Malheureusement, les informations sur la crise politique au Bangladesh ont été largement diffusées dans le monde entier, accompagnées de discours creux sur la «démocratie» et la «liberté», au lieu de traiter de la politique intérieure ou extérieure que l'opposition pourrait vouloir mettre en œuvre si elle prenait le pouvoir. Cependant, l'implication profonde des États-Unis dans le renversement du gouvernement en place au Bangladesh et forte présence de Washington dans le système éducatif et politique du pays sont de mauvais augure pour le Bangladesh et ses voisins.

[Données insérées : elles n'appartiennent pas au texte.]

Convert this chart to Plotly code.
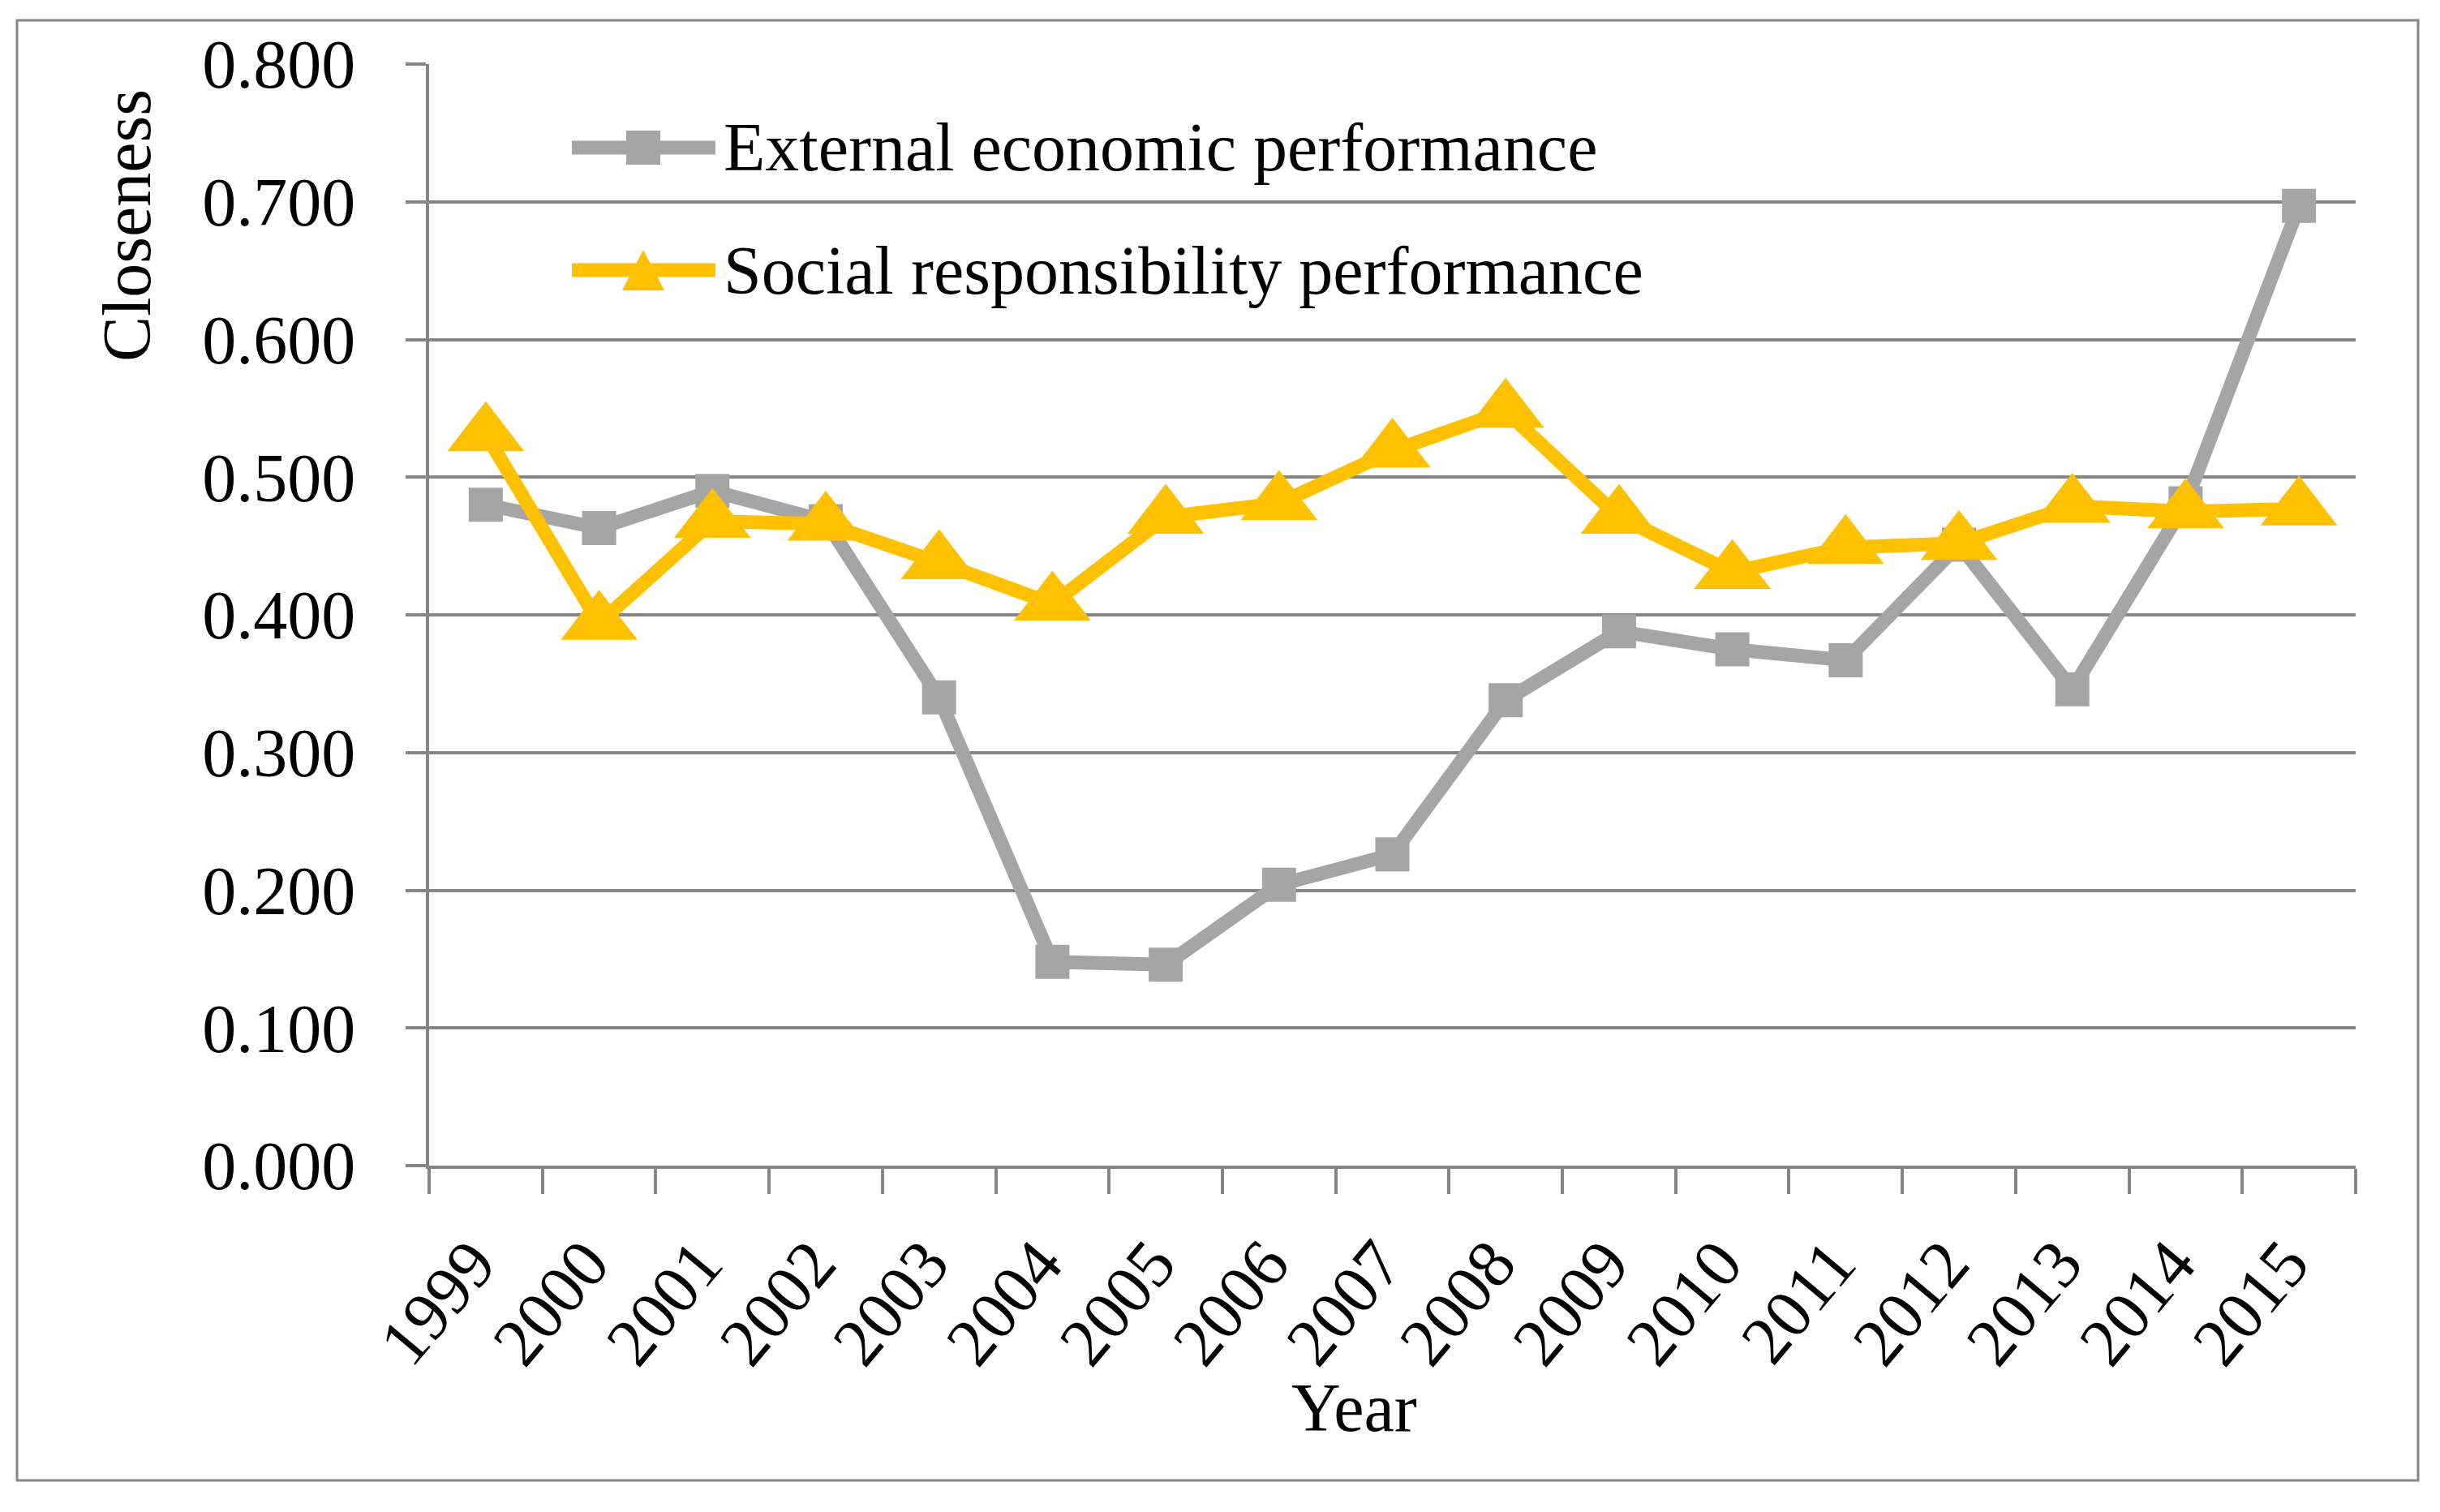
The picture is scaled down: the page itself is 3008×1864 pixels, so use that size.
import plotly.graph_objects as go

years = ["1999", "2000", "2001", "2002", "2003", "2004", "2005", "2006", "2007",
         "2008", "2009", "2010", "2011", "2012", "2013", "2014", "2015"]
external_economic = [0.480, 0.463, 0.490, 0.468, 0.340, 0.148, 0.146, 0.204, 0.226,
                     0.338, 0.388, 0.375, 0.367, 0.451, 0.346, 0.481, 0.697]
social_responsibility = [0.531, 0.394, 0.468, 0.466, 0.438, 0.408, 0.471, 0.481, 0.519,
                         0.548, 0.471, 0.431, 0.449, 0.452, 0.479, 0.475, 0.477]
series_names = ["External economic performance", "Social responsibility performance"]
y_ticks = [0.0, 0.1, 0.2, 0.3, 0.4, 0.5, 0.6, 0.7, 0.8]

GRAY = "#A5A5A5"
GOLD = "#FFC000"
AXIS = "#868686"
FONT = "Times New Roman, Liberation Serif, serif"

# page is 3008x1864, the html body adds an 8px margin around the figure
W, H = 3008, 1864
BODY = 8
# plot area in page pixels
PL, PR, PT, PB = 529, 2904, 79, 1437


def px_x(px):
    return (px - PL) / (PR - PL)


def px_y(py):
    return (PB - py) / (PB - PT)


def legend_shapes():
    shapes = []
    # outer frame
    shapes.append(dict(type="rect", xref="paper", yref="paper",
                       x0=px_x(21), x1=px_x(2981), y0=px_y(1825), y1=px_y(25),
                       line=dict(color=AXIS, width=3), layer="below"))
    for color, yc in ((GRAY, 182), (GOLD, 333)):
        shapes.append(dict(type="line", xref="paper", yref="paper",
                           x0=px_x(705), x1=px_x(882), y0=px_y(yc), y1=px_y(yc),
                           line=dict(color=color, width=17)))
    shapes.append(dict(type="rect", xref="paper", yref="paper",
                       xsizemode="pixel", ysizemode="pixel",
                       xanchor=px_x(793), yanchor=px_y(182),
                       x0=-21, x1=21, y0=-21, y1=21,
                       fillcolor=GRAY, line=dict(width=0)))
    shapes.append(dict(type="path", xref="paper", yref="paper",
                       xsizemode="pixel", ysizemode="pixel",
                       xanchor=px_x(793), yanchor=px_y(333),
                       path="M-26,-25 L26,-25 L0,25 Z",
                       fillcolor=GOLD, line=dict(width=0)))
    return shapes


def text_annotations():
    f = dict(family=FONT, size=84, color="black")
    anns = [
        dict(text="Closeness", textangle=-90, x=px_x(156), y=px_y(278)),
        dict(text="Year", x=px_x(1669), y=px_y(1735)),
        dict(text=series_names[0], x=px_x(890), y=px_y(182), xanchor="left"),
        dict(text=series_names[1], x=px_x(890), y=px_y(333), xanchor="left"),
    ]
    for a in anns:
        a.update(xref="paper", yref="paper", showarrow=False, font=f)
        a.setdefault("xanchor", "center")
        a.setdefault("yanchor", "middle")
    return anns


def plot() -> go.Figure:
    traces = [
        go.Scatter(x=years, y=external_economic, name=series_names[0],
                   mode="lines+markers",
                   line=dict(color=GRAY, width=17),
                   marker=dict(symbol="square", size=42, color=GRAY)),
        go.Scatter(x=years, y=social_responsibility, name=series_names[1],
                   mode="lines+markers",
                   line=dict(color=GOLD, width=17),
                   marker=dict(symbol="triangle-up", size=82, color=GOLD)),
    ]

    return go.Figure(
        data=traces,
        layout=dict(
            width=W - BODY,
            height=H - BODY,
            margin=dict(l=PL - BODY, r=W - PR, t=PT - BODY, b=H - PB, pad=0),
            paper_bgcolor="white",
            plot_bgcolor="white",
            showlegend=False,
            font=dict(family=FONT, size=84, color="black"),
            xaxis=dict(
                type="category",
                range=[-0.5, len(years) - 0.5],
                tickson="boundaries",
                ticks="outside",
                ticklen=31,
                tickwidth=4,
                tickcolor=AXIS,
                showline=True,
                linecolor=AXIS,
                linewidth=4,
                showgrid=False,
                tickangle=-50,
                ticklabelstandoff=33,
                ticklabelshift=-16,
                automargin=False,
                tickfont=dict(size=84),
            ),
            yaxis=dict(
                range=[0, 0.8],
                tickvals=y_ticks,
                tickformat=".3f",
                ticks="outside",
                ticklen=25,
                tickwidth=4,
                tickcolor=AXIS,
                showline=True,
                linecolor=AXIS,
                linewidth=4,
                showgrid=True,
                gridcolor=AXIS,
                gridwidth=4,
                zeroline=False,
                ticklabelstandoff=45,
                automargin=False,
            ),
            shapes=legend_shapes(),
            annotations=text_annotations(),
        ),
    )


if __name__ == "__main__":
    fig = plot()
    fig.write_html("out.html")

Les États-Unis ont des raisons évidentes de créer le chaos à la périphérie de la Chine. Alors qu'un conflit violent fait déjà rage en Birmanie, le voisin oriental du Bangladesh, étendre ce chaos au Bangladesh lui-même ne fait que déstabiliser davantage la région. Cela ouvre notamment la porte à l'échec des projets communs entre la Chine et le Bangladesh et à la création d'un autre goulet d'étranglement potentiel le long du réseau de ports chinois dit «collier de perles», qui soutient son important transport maritime vers le Moyen-Orient et au-delà.

Cette situation exerce également une pression sur l'Inde. La perspective d'une crise politique à sa frontière s'accroissant, New Delhi pourrait être poussée à faire des concessions aux États-Unis au sujet de ses relations avec la Russie et de son rôle dans l'achat et la vente d'énergie russe pour contourner les sanctions occidentales.

Quelles que soient les conséquences du changement de régime au Bangladesh soutenu par les États-Unis dans les semaines et les mois à venir, il est important de comprendre à quel point les États-Unis sont encore profondément impliqués dans le monde entier, même dans des pays qui sont souvent absents des gros titres quotidiens et des analyses géopolitiques. Il est également important de comprendre la nécessité d'une plus grande prise de conscience de la manière dont les États-Unis interfèrent dans le monde et de la manière dont ils peuvent être à la fois dénoncés et arrêtés.

Toute ingérence américaine réussie n'importe où dans le monde contribue à favoriser encore davantage l'ingérence américaine partout ailleurs.